Sotto le arcate di ambedue i piani sono state disposti i banchi e gli studenti
sono lì, all’aria, nella bell’ombra, alle prese con Aristotele. Un ambiente che
richiama quello di quattro secoli fa, quando il silenzio era sacro.
Di prima mattina avevo
celebrato all’altare di san Luigi, dove in un’urna si racchiude il suo corpo. L’alto rilievo con
la gloria del santo, disegnato dal gesuita P. Pozzi, che fu insieme pittore,
scultore, architetto, ed eseguito dal Legros, era illuminato dal sole nascente
che ne esaltava il candore marmoreo. Gli angeli gli sorreggono il giglio; altri
gigli sono scolpiti attorno, altri, freschi, sono nei vasi che adornano l’altare:
il segno della verginità, una virtù oggi poco apprezzata eppure preziosa perché
apre il cuore all’amore. Mi domando tuttavia se non si poteva scolpire anche
una palma, almeno una piccola piccola. Sì, la palma del martirio, perché san
Luigi ha dato la vita per Gesù nei fratelli.
Secondo il suo stesso racconto, Luigi Gonzaga aveva sette
anni quando a Firenze, durante la preghiera, sentì un grande desiderio di
donarsi tutto al Signore e disse il suo sì. Da quel sì, espressione
dell’incondizionato amore per Dio, germogliò l’amore per i fratelli, fino a
prendersi sulle spalle l’appestato per curarlo all’ospedale.
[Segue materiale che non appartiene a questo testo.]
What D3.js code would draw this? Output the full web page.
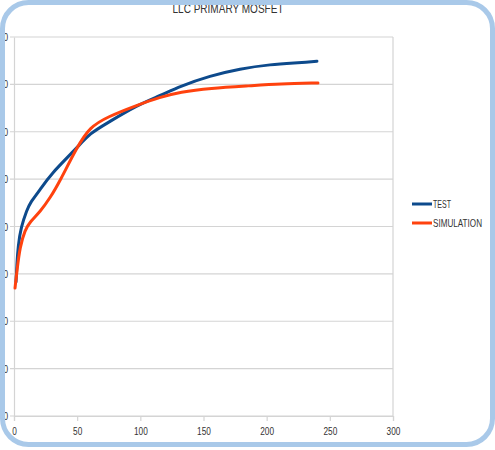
<!DOCTYPE html>
<html>
<head>
<style>
  body { margin: 0; background: #ffffff; }
  text { font-family: "Liberation Sans Narrow", "Liberation Sans", Arial, sans-serif; fill: #333333; }
</style>
</head>
<body>
<script src="https://cdn.jsdelivr.net/npm/d3@7"></script>
<script>
var title = 'LLC PRIMARY MOSFET';
var seriesNames = ['TEST', 'SIMULATION'];
var seriesColors = ['#0d4a8c', '#ff420e'];
var xTicks = [0, 50, 100, 150, 200, 250, 300];
var yTicks = [0, 10, 20, 30, 40, 50, 60, 70, 80];

var testX = [1.6, 2.4, 3.2, 5.5, 10.3, 12.7, 20.6, 28.5, 49.9, 60.2, 73.6, 97.4, 115.6, 131.4, 155.1, 178.9, 202.6, 226.4, 239.8];
var testY = [28.3, 32.5, 35.7, 39.9, 43.5, 45.0, 47.7, 50.9, 56.6, 59.7, 61.8, 65.6, 67.6, 69.6, 71.8, 73.3, 74.2, 74.6, 74.9];
var simX = [0.8, 2.4, 4.7, 8.7, 12.7, 20.6, 28.5, 36.4, 49.9, 60.2, 73.6, 97.4, 115.6, 131.4, 155.1, 186.8, 210.6, 240.6];
var simY = [27.0, 30.8, 35.7, 39.3, 41.0, 43.1, 46.0, 49.6, 56.8, 61.0, 63.1, 65.6, 67.3, 68.4, 69.2, 69.7, 70.1, 70.3];

var W = 495, H = 450;
var svg = d3.select('body').append('svg')
    .attr('width', W).attr('height', H);

var plot = { left: 14, right: 393, top: 37, bottom: 416 };

var x = d3.scaleLinear().domain([0, 300]).range([plot.left, plot.right]);
var y = d3.scaleLinear().domain([0, 80]).range([plot.bottom, plot.top]);

// grid
svg.append('g').selectAll('line')
    .data(yTicks).enter().append('line')
    .attr('x1', plot.left - 4).attr('x2', plot.right)
    .attr('y1', function (d) { return y(d); })
    .attr('y2', function (d) { return y(d); })
    .attr('stroke', '#d4d4d4').attr('stroke-width', 1.2);

svg.append('line')
    .attr('x1', plot.right).attr('x2', plot.right)
    .attr('y1', plot.top).attr('y2', plot.bottom)
    .attr('stroke', '#d4d4d4').attr('stroke-width', 1.2);

var xAxis = d3.axisBottom(x).tickValues(xTicks).tickSize(5).tickPadding(6);
var gx = svg.append('g')
    .attr('transform', 'translate(0,' + plot.bottom + ')')
    .call(xAxis);
gx.select('.domain').attr('stroke', '#d4d4d4').attr('stroke-width', 1.2);
gx.selectAll('.tick line').attr('stroke', '#d4d4d4').attr('stroke-width', 1.2);
gx.selectAll('text').style('font-size', '11px').attr('fill', '#333')
    .attr('textLength', function (d) { return String(d).length * 4.6; })
    .attr('lengthAdjust', 'spacingAndGlyphs');

var yAxis = d3.axisLeft(y).tickValues(yTicks).tickSize(0).tickPadding(6);
var gy = svg.append('g')
    .attr('transform', 'translate(' + plot.left + ',0)')
    .call(yAxis);
gy.select('.domain').attr('stroke', '#d4d4d4').attr('stroke-width', 1.2);
gy.selectAll('text').style('font-size', '11px').attr('fill', '#333')
    .attr('textLength', function (d) { return String(d).length * 4.6; })
    .attr('lengthAdjust', 'spacingAndGlyphs');

// series
var line = d3.line()
    .x(function (d) { return x(d[0]); })
    .y(function (d) { return y(d[1]); })
    .curve(d3.curveBasis);

var series = [d3.zip(testX, testY), d3.zip(simX, simY)];
svg.append('g').selectAll('path')
    .data(series).enter().append('path')
    .attr('d', line)
    .attr('fill', 'none')
    .attr('stroke', function (d, i) { return seriesColors[i]; })
    .attr('stroke-width', 3)
    .attr('stroke-linecap', 'round');

// legend
var legendWidths = [18, 49];
var legend = svg.append('g').selectAll('g')
    .data(seriesNames).enter().append('g')
    .attr('transform', function (d, i) { return 'translate(412,' + (204 + i * 19) + ')'; });
legend.append('line')
    .attr('x1', 0).attr('x2', 20)
    .attr('stroke', function (d, i) { return seriesColors[i]; })
    .attr('stroke-width', 3);
legend.append('text')
    .attr('x', 21).attr('dy', '0.35em')
    .style('font-size', '11px')
    .attr('textLength', function (d, i) { return legendWidths[i]; })
    .attr('lengthAdjust', 'spacingAndGlyphs')
    .text(function (d) { return d; });

// title
svg.append('text')
    .attr('x', 228).attr('y', 13)
    .attr('text-anchor', 'middle')
    .style('font-size', '13px')
    .attr('textLength', 111)
    .attr('lengthAdjust', 'spacingAndGlyphs')
    .text(title);

// frame
svg.append('rect')
    .attr('x', 2.5).attr('y', 2.5)
    .attr('width', 490).attr('height', 442)
    .attr('rx', 26).attr('ry', 26)
    .attr('fill', 'none')
    .attr('stroke', '#a9c9e9')
    .attr('stroke-width', 5);
</script>
</body>
</html>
Poco prima di morire, in una lettera alla mamma,
scriveva: “Puntiamo
le nostre aspirazioni verso il cielo, dove loderemo Dio eterno nella terra dei
viventi… Meditando la bontà divina, mare senza fondo e senza confini, la mia
mente si smarrisce. Non riesco a capacitarmi come il Signore… dal cielo mi
inviti a quella felicità che io fino ad ora ho cercato con negligenza”.
A commento del blog di ieri una
e-mail: “Grazie perché continui a farci conoscere i santi, c'è
in tutti qualcosa che attira e fa venire il desiderio di imitarli”.